- Purpose: test for the presence of glucose in urine

= Agostini's reaction =

Agostini's reaction is a simple medical test for the presence of glucose in urine.

The method consists of adding the urine to a prepared solution of auric chloride and potassium oxide. If there is glucose present, the solution becomes red.

== Chemical mechanism ==
The diagnostic color change relies on the chemical reduction of gold ions by reducing sugars under alkaline conditions. When urine containing glucose is introduced to the alkaline solution, the glucose acts as a reducing agent. It undergoes oxidation to form gluconic acid. Concurrently, the gold(III) complex ions, specifically from the auric chloride precursor, are reduced to a metallic gold form. This process triggers the nucleation and subsequent growth of colloidal gold nanoparticles, which scatter light and impart the characteristic deep red or violet coloration to the solution.

== Clinical significance and limitations ==
Historically, Agostini's reaction served as a qualitative screening tool for glycosuria (the presence of reducing sugars in urine), which is a common clinical indicator of untreated or poorly managed diabetes mellitus. In a healthy individual, the renal tubules fully reabsorb glucose back into the bloodstream, leaving the urine virtually sugar-free. However, when blood sugar levels surpass the kidneys' threshold, excess glucose spills into the urine.
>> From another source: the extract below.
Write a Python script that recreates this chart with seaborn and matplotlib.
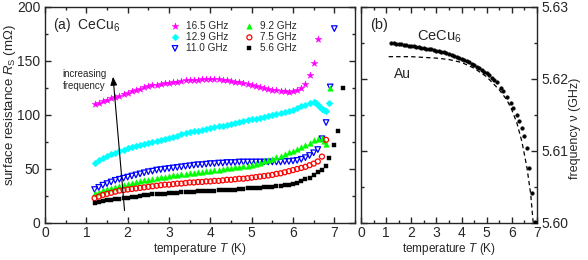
import numpy as np
import pandas as pd
import matplotlib
matplotlib.use("Agg")
import matplotlib.pyplot as plt
import seaborn as sns
from matplotlib.ticker import MultipleLocator

# ---------------- data: panel (a) ----------------
T_main = [1.2, 1.3, 1.4, 1.5, 1.6, 1.7, 1.8, 1.9, 2.0, 2.1,
          2.2, 2.3, 2.4, 2.5, 2.6, 2.7, 2.8, 2.9, 3.0, 3.1,
          3.2, 3.3, 3.4, 3.5, 3.6, 3.7, 3.8, 3.9, 4.0, 4.1,
          4.2, 4.3, 4.4, 4.5, 4.6, 4.7, 4.8, 4.9, 5.0, 5.1,
          5.2, 5.3, 5.4, 5.5, 5.6, 5.7, 5.8, 5.9, 6.0, 6.1,
          6.2, 6.3, 6.4]

R_165 = [110, 111.5, 113, 114, 115.5, 117, 118, 119.5, 120.5, 122,
         123, 124.5, 125.5, 126.5, 127.5, 128, 129, 129.5, 130, 130.5,
         131, 131.5, 132, 132, 132.5, 132.5, 133, 133, 133, 133,
         133, 132.5, 132, 131.5, 131, 130.5, 130, 129, 128, 127,
         126, 125, 124.5, 123.5, 123, 122.5, 122, 121.5, 122, 123,
         125, 129, 137]
T_165_tail = [6.5, 6.6]
R_165_tail = [148, 170]

R_129 = [55.5, 58, 60, 62, 63.5, 65, 66.5, 68, 69, 70,
         71, 72, 73, 74, 75, 76, 77, 78, 79, 80,
         81, 82, 83, 84, 85, 85.5, 86.5, 87, 88, 88.5,
         89.5, 90, 91, 92, 92.5, 93.5, 94, 95, 96, 96.5,
         97.5, 98, 99, 100, 101, 102, 103, 104, 105, 106.5,
         108, 109.5, 111]
T_129_tail = [6.5, 6.55, 6.6, 6.65, 6.7, 6.75, 6.8, 6.88]
R_129_tail = [112, 111, 109, 107.5, 106, 105, 104, 111]

R_110 = [31, 33, 35, 36.5, 38, 39.5, 40.5, 41.5, 42.5, 43.5,
         44.5, 45.5, 46.5, 47.5, 48, 49, 49.5, 50, 50.5, 51,
         51.5, 52, 52.5, 53, 53.5, 54, 54, 54.5, 55, 55,
         55.5, 55.5, 56, 56, 56, 56.5, 56.5, 56.5, 56.5, 56.5,
         56.5, 56.5, 56.5, 56.5, 56.5, 56.5, 57, 57, 57.5, 58,
         59, 60.5, 62.5]
T_110_tail = [6.5, 6.6, 6.7, 6.8, 6.9, 7.0]
R_110_tail = [65, 68, 78, 93, 126, 180]

R_92 = [27.5, 29, 30.5, 31.5, 32.5, 33.5, 34.5, 35.5, 36.5, 37,
        38, 38.5, 39.5, 40, 41, 41.5, 42.5, 43, 43.5, 44,
        44.5, 45, 45.5, 46, 46.5, 47, 47.5, 48, 48.5, 49,
        49.5, 50, 50.5, 51, 51.5, 52, 52.5, 53, 54, 55,
        56, 57, 58, 59.5, 61, 62.5, 64, 65.5, 67, 68.5,
        70.5, 72.5, 74.5]
T_92_tail = [6.5, 6.6, 6.7, 6.75, 6.8, 6.9]
R_92_tail = [76.5, 78, 78.5, 76, 73, 125]

R_75 = [23, 24.5, 26, 27, 28, 29, 30, 30.5, 31, 31.5,
        32, 32.5, 33, 33.5, 34, 34.5, 35, 35.5, 35.5, 36,
        36.5, 36.5, 37, 37.5, 37.5, 38, 38, 38.5, 38.5, 39,
        39, 39.5, 40, 40, 40.5, 41, 41, 41.5, 42, 42.5,
        43, 43.5, 44, 44.5, 45.5, 46, 47, 48, 49, 50,
        51, 52, 53.5]
T_75_tail = [6.5, 6.6, 6.7, 6.8]
R_75_tail = [55, 57, 61.5, 77]

R_56 = [18.5, 19.5, 20.5, 21, 21.5, 22, 22.5, 23, 23.5, 24,
        24.5, 25, 25.5, 26, 26.5, 26.5, 27, 27, 27.5, 28,
        28, 28.5, 28.5, 29, 29, 29.5, 29.5, 30, 30, 30,
        30.5, 30.5, 31, 31, 31, 31.5, 31.5, 32, 32, 32,
        32.5, 33, 33, 33.5, 34, 34.5, 35, 35.5, 36.5, 37.5,
        39, 40.5, 42]
T_56_tail = [6.5, 6.6, 6.7, 6.8, 6.88, 7.0, 7.1, 7.2]
R_56_tail = [44, 47, 49.5, 53, 60, 72, 85, 125]

labels = ["16.5 GHz", "12.9 GHz", "11.0 GHz", "9.2 GHz", "7.5 GHz", "5.6 GHz"]

# ---------------- data: panel (b) ----------------
T_ce = [1.2, 1.3, 1.4, 1.5, 1.6, 1.7, 1.8, 1.9, 2.0, 2.1,
        2.2, 2.3, 2.4, 2.5, 2.6, 2.7, 2.8, 2.9, 3.0, 3.1,
        3.2, 3.3, 3.4, 3.5, 3.6, 3.7, 3.8, 3.9, 4.0, 4.1,
        4.2, 4.3, 4.4, 4.5, 4.6, 4.7, 4.8, 4.9, 5.0, 5.1,
        5.2, 5.3, 5.4, 5.55, 5.65, 5.8, 5.95, 6.05, 6.2, 6.3,
        6.42, 6.5, 6.6, 6.7, 6.8, 6.93]
nu_ce = [5.6250, 5.62495, 5.6249, 5.62485, 5.6248, 5.62475, 5.6247, 5.62465, 5.6246, 5.62455,
         5.6245, 5.6244, 5.62435, 5.6243, 5.6242, 5.62415, 5.6241, 5.6240, 5.62395, 5.6239,
         5.6238, 5.6237, 5.6236, 5.6235, 5.6234, 5.6232, 5.6231, 5.6229, 5.6228, 5.6226,
         5.6225, 5.6223, 5.6221, 5.6219, 5.6217, 5.6215, 5.6213, 5.6210, 5.6208, 5.6205,
         5.6202, 5.6199, 5.6196, 5.6188, 5.6183, 5.6175, 5.6167, 5.6160, 5.6150, 5.6142,
         5.6132, 5.6121, 5.6104, 5.6077, 5.6042, 5.6001]

T_au = [1.1, 1.5, 2.0, 2.5, 3.0, 3.5, 4.0, 4.5, 5.0, 5.5, 5.8, 6.0, 6.2, 6.4, 6.6, 6.75, 6.85]
nu_au = [5.6231, 5.6231, 5.6231, 5.6230, 5.6229, 5.6227, 5.6223, 5.6215, 5.6203, 5.6185,
         5.6171, 5.6157, 5.6139, 5.6113, 5.6077, 5.6040, 5.6000]

# ---------------- style ----------------
sns.set_style("ticks")
plt.rcParams["font.family"] = ["Liberation Sans", "DejaVu Sans"]
plt.rcParams["mathtext.fontset"] = "custom"
plt.rcParams["mathtext.rm"] = "Liberation Sans"
plt.rcParams["mathtext.it"] = "Liberation Sans:italic"
plt.rcParams["axes.linewidth"] = 1.0

fig = plt.figure(figsize=(5.88, 2.6), dpi=100)
ax1 = fig.add_axes([45 / 588, 37 / 260, 310 / 588, 216 / 260])
ax2 = fig.add_axes([361 / 588, 37 / 260, 176 / 588, 216 / 260])

series = [
    (T_main + T_165_tail, R_165 + R_165_tail, "*", "#FF00FF", True, 26),
    (T_main + T_129_tail, R_129 + R_129_tail, "D", "#00FFFF", True, 12),
    (T_main + T_110_tail, R_110 + R_110_tail, "v", "#0000FF", False, 16),
    (T_main + T_92_tail, R_92 + R_92_tail, "^", "#00FF00", True, 16),
    (T_main + T_75_tail, R_75 + R_75_tail, "o", "#FF0000", False, 13),
    (T_main + T_56_tail, R_56 + R_56_tail, "s", "#000000", True, 11),
]

for (tx, ry, mk, col, filled, size), lab in zip(series, labels):
    df = pd.DataFrame({"T": tx, "R": ry})
    if filled:
        sns.scatterplot(data=df, x="T", y="R", ax=ax1, marker=mk, s=size,
                        color=col, edgecolor=col, linewidth=0.3, label=lab, zorder=3)
    else:
        sns.scatterplot(data=df, x="T", y="R", ax=ax1, marker=mk, s=size,
                        color=col, facecolor="none", edgecolor=col, linewidth=0.9,
                        label=lab, zorder=3)

ax1.set_xlim(0, 7.5)
ax1.set_ylim(0, 200)
ax1.xaxis.set_major_locator(MultipleLocator(1))
ax1.xaxis.set_minor_locator(MultipleLocator(0.5))
ax1.yaxis.set_major_locator(MultipleLocator(50))
ax1.yaxis.set_minor_locator(MultipleLocator(25))
ax1.tick_params(which="both", direction="in", top=True, right=True, labelsize=10, width=1)
ax1.tick_params(which="major", length=4)
ax1.tick_params(which="minor", length=2.5)
ax1.tick_params(axis="x", pad=2)
ax1.set_xlabel("temperature $\\mathit{T}$ (K)", fontsize=8.5, labelpad=1)
ax1.set_ylabel("surface resistance $\\mathit{R}_\\mathrm{S}$ (m\u03a9)", fontsize=9.5)
ax1.yaxis.set_label_coords(-0.086, 0.546)

leg = ax1.legend(loc="upper left", bbox_to_anchor=(170 / 588, 1 - 21 / 260),
                 bbox_transform=fig.transFigure, ncol=2, frameon=False, fontsize=7.2,
                 handlelength=1.0, handletextpad=0.6, columnspacing=1.6,
                 labelspacing=0.1, borderpad=0, borderaxespad=0, markerscale=1.0)

ax1.text(0.19, 180, "(a)  CeCu$_6$", fontsize=10, va="baseline", ha="left")
ax1.text(0.43, 143, "increasing\nfrequency", fontsize=7, va="top", ha="left", linespacing=1.3)
ax1.annotate("", xy=(1.64, 138), xytext=(1.93, 9),
             arrowprops=dict(arrowstyle="-|>,head_length=0.5,head_width=0.2", lw=0.8, color="black"))

# ---------------- panel (b) ----------------
dfc = pd.DataFrame({"T": T_ce, "nu": nu_ce})
dfa = pd.DataFrame({"T": T_au, "nu": nu_au})
sns.lineplot(data=dfa, x="T", y="nu", ax=ax2, color="black", lw=0.9,
             linestyle=(0, (3.5, 2.5)), sort=False, estimator=None)
sns.scatterplot(data=dfc, x="T", y="nu", ax=ax2, color="black", s=7,
                edgecolor="black", linewidth=0.3, zorder=3)

ax2.set_xlim(0, 7)
ax2.set_ylim(5.60, 5.63)
ax2.xaxis.set_major_locator(MultipleLocator(1))
ax2.xaxis.set_minor_locator(MultipleLocator(0.5))
ax2.yaxis.set_major_locator(MultipleLocator(0.01))
ax2.yaxis.set_minor_locator(MultipleLocator(0.005))
ax2.yaxis.set_major_formatter(matplotlib.ticker.FormatStrFormatter("%.2f"))
ax2.tick_params(which="both", direction="in", top=True, right=True, left=True,
                labelleft=False, labelright=True, labelsize=10, width=1)
ax2.tick_params(which="major", length=4)
ax2.tick_params(which="minor", length=2.5)
ax2.tick_params(axis="x", pad=2)
ax2.yaxis.set_label_position("right")
ax2.set_xlabel("temperature $\\mathit{T}$ (K)", fontsize=8.5, labelpad=1)
ax2.set_ylabel("frequency \u03bd (GHz)", fontsize=9)
ax2.yaxis.set_label_coords(1.182, 0.44)

ax2.text(0.36, 5.6269, "(b)", fontsize=10.5, va="baseline", ha="left")
ax2.text(2.23, 5.6254, "CeCu$_6$", fontsize=10.5, va="baseline", ha="left")
ax2.text(1.31, 5.6201, "Au", fontsize=10, va="baseline", ha="left")

fig.savefig("out.png", dpi=100)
While simple, the Agostini reaction has been entirely superseded in modern medicine by more advanced urinalysis methods. Contemporary diagnostic protocols favor specialized dipstick strips that employ a highly specific, coupled enzymatic method featuring glucose oxidase and peroxidase. Unlike historical gold reuction assays, modern enzymatic strips avoid false-positive interactions caused by other urine-borne reducing agents or common drug interferences.